### Goal
Copy each line below exactly and leave the pictures out.

────────────────

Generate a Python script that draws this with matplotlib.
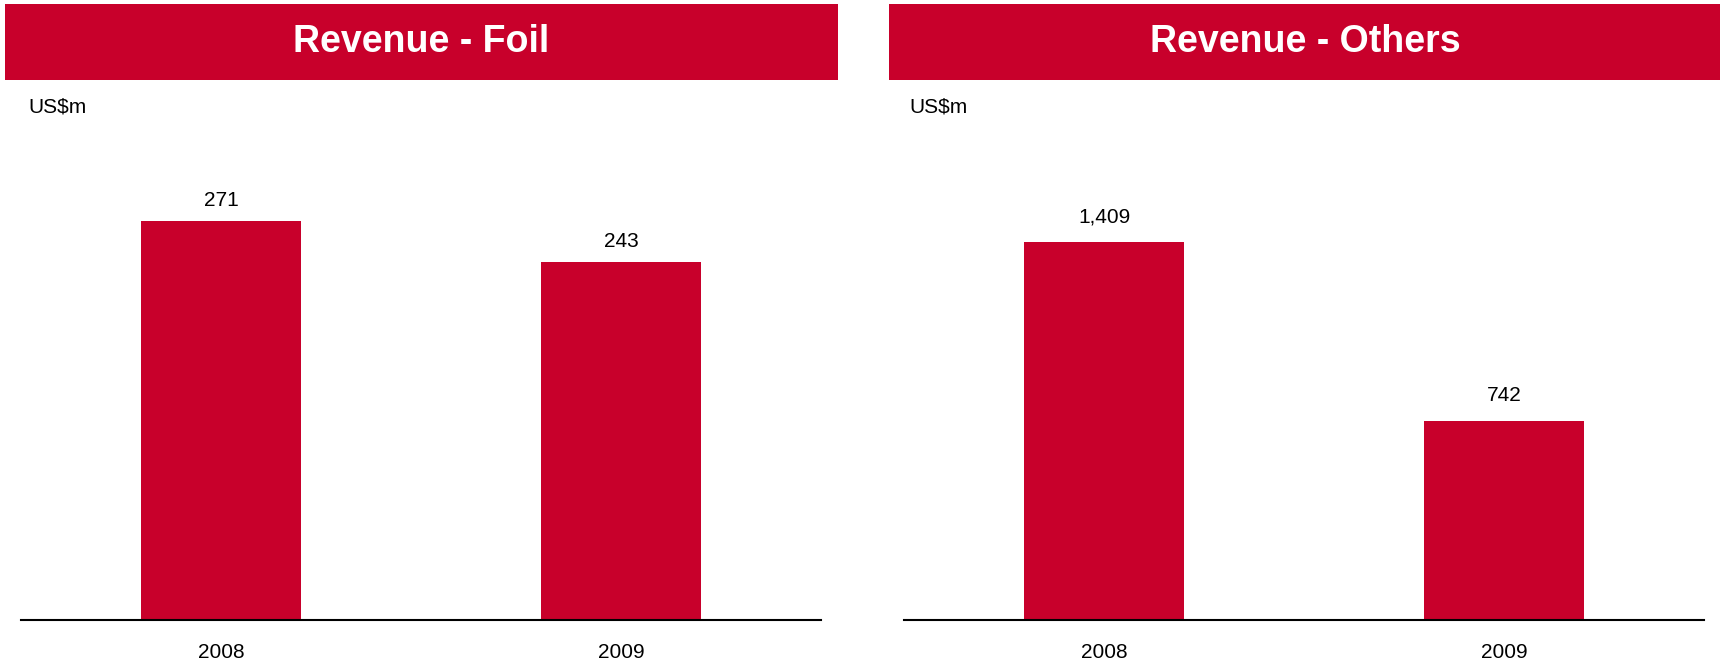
import matplotlib
matplotlib.use("Agg")
import matplotlib.pyplot as plt

plt.rcParams['font.family'] = ['Liberation Sans', 'DejaVu Sans']

# ---- data ----
years = ["2008", "2009"]
foil_revenue = [271, 243]
others_revenue = [1409, 742]
titles = ["Revenue - Foil", "Revenue - Others"]
unit_label = "US$m"

RED = "#C8002B"
W, H = 1720, 670
fig = plt.figure(figsize=(W / 100, H / 100), dpi=100)


def fx(px):
    return px / W


def fy(py):
    return 1 - py / H


panels = [
    dict(title=titles[0], values=foil_revenue, banner=(5, 838), axx=(21, 821),
         ymax=326, unit_x=28, lab_off=11),
    dict(title=titles[1], values=others_revenue, banner=(889, 1722), axx=(904, 1704),
         ymax=1789, unit_x=909, lab_off=14),
]

for p in panels:
    # banner
    b0, b1 = p["banner"]
    bax = fig.add_axes([fx(b0), fy(80), fx(b1 - b0), (80 - 4) / H])
    bax.set_facecolor(RED)
    bax.set_xticks([])
    bax.set_yticks([])
    for s in bax.spines.values():
        s.set_visible(False)
    bax.text(0.5, 0.5, p["title"], color="white", fontsize=27, fontweight="bold",
             ha="center", va="center", transform=bax.transAxes)

    # unit label
    fig.text(fx(p["unit_x"]), fy(112), unit_label, fontsize=15, color="black",
             ha="left", va="baseline")

    # bar axes
    a0, a1 = p["axx"]
    ax = fig.add_axes([fx(a0), fy(620), fx(a1 - a0), (620 - 140) / H])
    xs = list(range(len(years)))
    bars = ax.bar(xs, p["values"], width=0.4, color=RED)
    ax.set_xlim(-0.5, len(years) - 0.5)
    ax.set_ylim(0, p["ymax"])
    ax.set_xticks(xs)
    ax.set_xticklabels(years, fontsize=15)
    ax.tick_params(axis="x", length=0, pad=16.5)
    ax.set_yticks([])
    for side in ["top", "right", "left"]:
        ax.spines[side].set_visible(False)
    ax.spines["bottom"].set_linewidth(1.5)
    ax.spines["bottom"].set_color("black")
    for x, v in zip(xs, p["values"]):
        ax.annotate(f"{v:,}", xy=(x, v), xytext=(0, p["lab_off"]),
                    textcoords="offset points", ha="center", va="baseline",
                    fontsize=15, color="black")

fig.savefig("out.png", dpi=100, facecolor="white")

────────────────

### Final result
Generate a Python script that draws this with matplotlib.
import matplotlib
matplotlib.use("Agg")
import matplotlib.pyplot as plt

plt.rcParams['font.family'] = ['Liberation Sans', 'DejaVu Sans']

# ---- data ----
years = ["2008", "2009"]
foil_revenue = [271, 243]
others_revenue = [1409, 742]
titles = ["Revenue - Foil", "Revenue - Others"]
unit_label = "US$m"

RED = "#C8002B"
W, H = 1720, 670
fig = plt.figure(figsize=(W / 100, H / 100), dpi=100)


def fx(px):
    return px / W


def fy(py):
    return 1 - py / H


panels = [
    dict(title=titles[0], values=foil_revenue, banner=(5, 838), axx=(21, 821),
         ymax=326, unit_x=28, lab_off=11),
    dict(title=titles[1], values=others_revenue, banner=(889, 1722), axx=(904, 1704),
         ymax=1789, unit_x=909, lab_off=14),
]

for p in panels:
    # banner
    b0, b1 = p["banner"]
    bax = fig.add_axes([fx(b0), fy(80), fx(b1 - b0), (80 - 4) / H])
    bax.set_facecolor(RED)
    bax.set_xticks([])
    bax.set_yticks([])
    for s in bax.spines.values():
        s.set_visible(False)
    bax.text(0.5, 0.5, p["title"], color="white", fontsize=27, fontweight="bold",
             ha="center", va="center", transform=bax.transAxes)

    # unit label
    fig.text(fx(p["unit_x"]), fy(112), unit_label, fontsize=15, color="black",
             ha="left", va="baseline")

    # bar axes
    a0, a1 = p["axx"]
    ax = fig.add_axes([fx(a0), fy(620), fx(a1 - a0), (620 - 140) / H])
    xs = list(range(len(years)))
    bars = ax.bar(xs, p["values"], width=0.4, color=RED)
    ax.set_xlim(-0.5, len(years) - 0.5)
    ax.set_ylim(0, p["ymax"])
    ax.set_xticks(xs)
    ax.set_xticklabels(years, fontsize=15)
    ax.tick_params(axis="x", length=0, pad=16.5)
    ax.set_yticks([])
    for side in ["top", "right", "left"]:
        ax.spines[side].set_visible(False)
    ax.spines["bottom"].set_linewidth(1.5)
    ax.spines["bottom"].set_color("black")
    for x, v in zip(xs, p["values"]):
        ax.annotate(f"{v:,}", xy=(x, v), xytext=(0, p["lab_off"]),
                    textcoords="offset points", ha="center", va="baseline",
                    fontsize=15, color="black")

fig.savefig("out.png", dpi=100, facecolor="white")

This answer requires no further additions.